**Given instruction**
Your task is to retype the lines from the opening of the material through the line that includes "-3.56, -3.49, -3.42];". Do not copy the pictures.
═══
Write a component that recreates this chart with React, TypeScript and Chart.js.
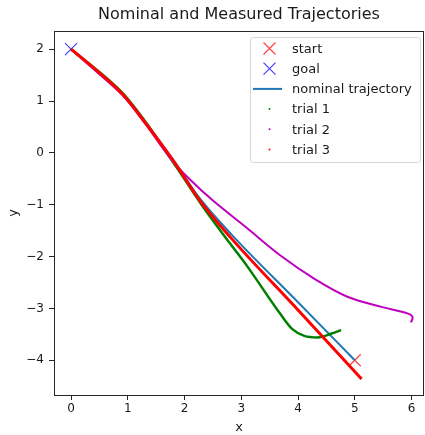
import React, { useEffect, useRef } from 'react';
import { Chart, registerables } from 'chart.js';

Chart.register(...registerables);

// ---- data ----
const startX = [5.0];
const startY = [-4.0];
const goalX = [0.0];
const goalY = [2.0];

const nominalX = [0, 0.32, 0.91, 1.33, 1.8, 2.27, 2.85, 4.0, 5.0];
const nominalY = [2.0, 1.71, 1.13, 0.56, -0.13, -0.88, -1.6, -2.88, -4.0];

const trial1X = [0, 0.32, 0.91, 1.33, 1.86, 2.3, 2.81, 3.1, 3.69, 3.9, 4.11, 4.35, 4.58, 4.76];
const trial1Y = [2.0, 1.72, 1.15, 0.57, -0.28, -1.0, -1.76, -2.18, -3.11, -3.4, -3.53, -3.56, -3.49, -3.42];

const trial2X = [0, 0.32, 0.91, 1.33, 1.74, 2.1, 2.5, 3.1, 3.69, 4.29, 4.88, 5.47, 5.94, 6.02, 5.99];
const trial2Y = [2.0, 1.69, 1.11, 0.53, -0.09, -0.52, -0.92, -1.45, -1.98, -2.43, -2.78, -2.97, -3.1, -3.17, -3.27];

const trial3X = [0, 0.32, 0.91, 1.33, 1.8, 2.27, 2.81, 4.0, 5.12];
const trial3Y = [2.0, 1.71, 1.13, 0.55, -0.15, -0.92, -1.63, -3.03, -4.36];

const xTickValues = [0, 1, 2, 3, 4, 5, 6];
const yTickValues = [-4, -3, -2, -1, 0, 1, 2];

const seriesLabels = ['start', 'goal', 'nominal trajectory', 'trial 1', 'trial 2', 'trial 3'];

const zip = (xs: number[], ys: number[]) => xs.map((x, i) => ({ x, y: ys[i] }));

const FONT = "'DejaVu Sans', sans-serif";

const frameAndLegend = {
  id: 'frameAndLegend',
  afterDraw(chart: any) {
    const { ctx, chartArea: a } = chart;
    ctx.save();
    // axes frame
    ctx.strokeStyle = '#262626';
    ctx.lineWidth = 1;
    ctx.strokeRect(Math.round(a.left) + 0.5, Math.round(a.top) + 0.5,
      Math.round(a.right) - Math.round(a.left) - 1, Math.round(a.bottom) - Math.round(a.top));

    // legend
    const w = 170, h = 125;
    const x0 = Math.round(a.right) - w - 4;
    const y0 = Math.round(a.top) + 6;
    ctx.beginPath();
    const r = 3;
    ctx.moveTo(x0 + r + 0.5, y0 + 0.5);
    ctx.arcTo(x0 + w + 0.5, y0 + 0.5, x0 + w + 0.5, y0 + h + 0.5, r);
    ctx.arcTo(x0 + w + 0.5, y0 + h + 0.5, x0 + 0.5, y0 + h + 0.5, r);
    ctx.arcTo(x0 + 0.5, y0 + h + 0.5, x0 + 0.5, y0 + 0.5, r);
    ctx.arcTo(x0 + 0.5, y0 + 0.5, x0 + w + 0.5, y0 + 0.5, r);
    ctx.closePath();
    ctx.fillStyle = 'rgba(255,255,255,0.8)';
    ctx.fill();
    ctx.strokeStyle = '#d6d6d6';
    ctx.stroke();

    const ds = chart.data.datasets;
    ctx.font = `13px ${FONT}`;
    ctx.textBaseline = 'middle';
    ctx.textAlign = 'left';
    ds.forEach((d: any, i: number) => {
      const cy = y0 + 11.5 + i * 20.2;
      const mx = x0 + 19.5;
      if (d.legendKind === 'cross') {
        ctx.strokeStyle = d.borderColor;
        ctx.lineWidth = 1.2;
        const s = 6;
        ctx.beginPath();
        ctx.moveTo(mx - s, cy - s); ctx.lineTo(mx + s, cy + s);
        ctx.moveTo(mx - s, cy + s); ctx.lineTo(mx + s, cy - s);
        ctx.stroke();
      } else if (d.legendKind === 'line') {
        ctx.strokeStyle = d.borderColor;
        ctx.lineWidth = 2;
        ctx.beginPath();
        ctx.moveTo(x0 + 3, cy); ctx.lineTo(x0 + 32, cy);
        ctx.stroke();
      } else {
        ctx.fillStyle = d.borderColor;
        ctx.beginPath();
        ctx.arc(mx, cy, 1, 0, Math.PI * 2);
        ctx.fill();
      }
      ctx.fillStyle = '#1a1a1a';
      ctx.fillText(d.label, x0 + 42, cy + 1);
    });
    ctx.restore();
  },
};

export default function App() {
  const ref = useRef<HTMLCanvasElement>(null);
  useEffect(() => {
    document.body.style.margin = '0';
    const canvas = ref.current!;
    const minus = (v: any) => String(v).replace('-', '\u2212');
    const chart = new Chart(canvas, {
      type: 'scatter',
      data: {
        datasets: [
          {
            label: seriesLabels[0], legendKind: 'cross',
            data: zip(startX, startY), showLine: false,
            pointStyle: 'crossRot', pointRadius: 8.5, borderWidth: 1.2,
            borderColor: 'rgba(255,0,0,0.75)', backgroundColor: 'rgba(255,0,0,0.75)', order: 5,
          },
          {
            label: seriesLabels[1], legendKind: 'cross',
            data: zip(goalX, goalY), showLine: false,
            pointStyle: 'crossRot', pointRadius: 8.5, borderWidth: 1.2,
            borderColor: 'rgba(0,0,255,0.75)', backgroundColor: 'rgba(0,0,255,0.75)', order: 6,
          },
          {
            label: seriesLabels[2], legendKind: 'line',
            data: zip(nominalX, nominalY), showLine: true, pointRadius: 0,
            borderColor: '#1f77b4', borderWidth: 2, cubicInterpolationMode: 'monotone', order: 4,
          },
          {
            label: seriesLabels[3], legendKind: 'dot',
            data: zip(trial1X, trial1Y), showLine: true, pointRadius: 0,
            borderColor: '#008000', borderWidth: 2.5, cubicInterpolationMode: 'monotone', order: 3,
          },
          {
            label: seriesLabels[4], legendKind: 'dot',
            data: zip(trial2X, trial2Y), showLine: true, pointRadius: 0,
            borderColor: '#bf00bf', borderWidth: 2, tension: 0.3, order: 2,
          },
          {
            label: seriesLabels[5], legendKind: 'dot',
            data: zip(trial3X, trial3Y), showLine: true, pointRadius: 0,
            borderColor: '#ff0000', borderWidth: 3, cubicInterpolationMode: 'monotone', order: 1,
          },
        ] as any,
      },
      options: {
        responsive: false,
        animation: false,
        layout: { autoPadding: false, padding: { top: 0, right: 1, bottom: 0, left: 0 } },
        plugins: {
          legend: { display: false },
          tooltip: { enabled: false },
          title: {
            display: true,
            text: 'Nominal and Measured Trajectories',
            fullSize: false,
            color: '#1a1a1a',
            font: { family: FONT, size: 16, weight: 'normal' },
            padding: { top: 5, bottom: 6.8 },
          },
        },
        scales: {
          x: {
            type: 'linear',
            min: -0.3,
            max: 6.22,
            afterFit: (s: any) => { s.height = 40; s.paddingLeft = 0; s.paddingRight = 0; },
            afterBuildTicks: (s: any) => { s.ticks = xTickValues.map((v) => ({ value: v })); },
            ticks: {
              includeBounds: false, color: '#1a1a1a', padding: 2,
              font: { family: FONT, size: 12 }, callback: minus,
              maxRotation: 0,
            },
            grid: { drawOnChartArea: false, drawTicks: true, tickLength: 5, color: '#262626' },
            border: { display: false },
            title: {
              display: true, text: 'x', color: '#1a1a1a',
              font: { family: FONT, size: 13 }, padding: { top: 0, bottom: 0 },
            },
          },
          y: {
            type: 'linear',
            min: -4.67,
            max: 2.35,
            afterFit: (s: any) => { s.width = 54; s.paddingTop = 0; s.paddingBottom = 0; },
            afterBuildTicks: (s: any) => { s.ticks = yTickValues.map((v) => ({ value: v })); },
            ticks: {
              includeBounds: false, color: '#1a1a1a', padding: 5,
              font: { family: FONT, size: 12 }, callback: minus,
            },
            grid: { drawOnChartArea: false, drawTicks: true, tickLength: 5, color: '#262626' },
            border: { display: false },
            title: {
              display: true, text: 'y', color: '#1a1a1a',
              font: { family: FONT, size: 13 }, padding: { top: 6, bottom: 0 },
            },
          },
        },
      } as any,
      plugins: [frameAndLegend],
    });
    return () => chart.destroy();
  }, []);
  return <canvas ref={ref} width={425} height={435} style={{ display: 'block' }} />;
}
═══
**Exercise solution**
Write a component that recreates this chart with React, TypeScript and Chart.js.
import React, { useEffect, useRef } from 'react';
import { Chart, registerables } from 'chart.js';

Chart.register(...registerables);

// ---- data ----
const startX = [5.0];
const startY = [-4.0];
const goalX = [0.0];
const goalY = [2.0];

const nominalX = [0, 0.32, 0.91, 1.33, 1.8, 2.27, 2.85, 4.0, 5.0];
const nominalY = [2.0, 1.71, 1.13, 0.56, -0.13, -0.88, -1.6, -2.88, -4.0];

const trial1X = [0, 0.32, 0.91, 1.33, 1.86, 2.3, 2.81, 3.1, 3.69, 3.9, 4.11, 4.35, 4.58, 4.76];
const trial1Y = [2.0, 1.72, 1.15, 0.57, -0.28, -1.0, -1.76, -2.18, -3.11, -3.4, -3.53, -3.56, -3.49, -3.42];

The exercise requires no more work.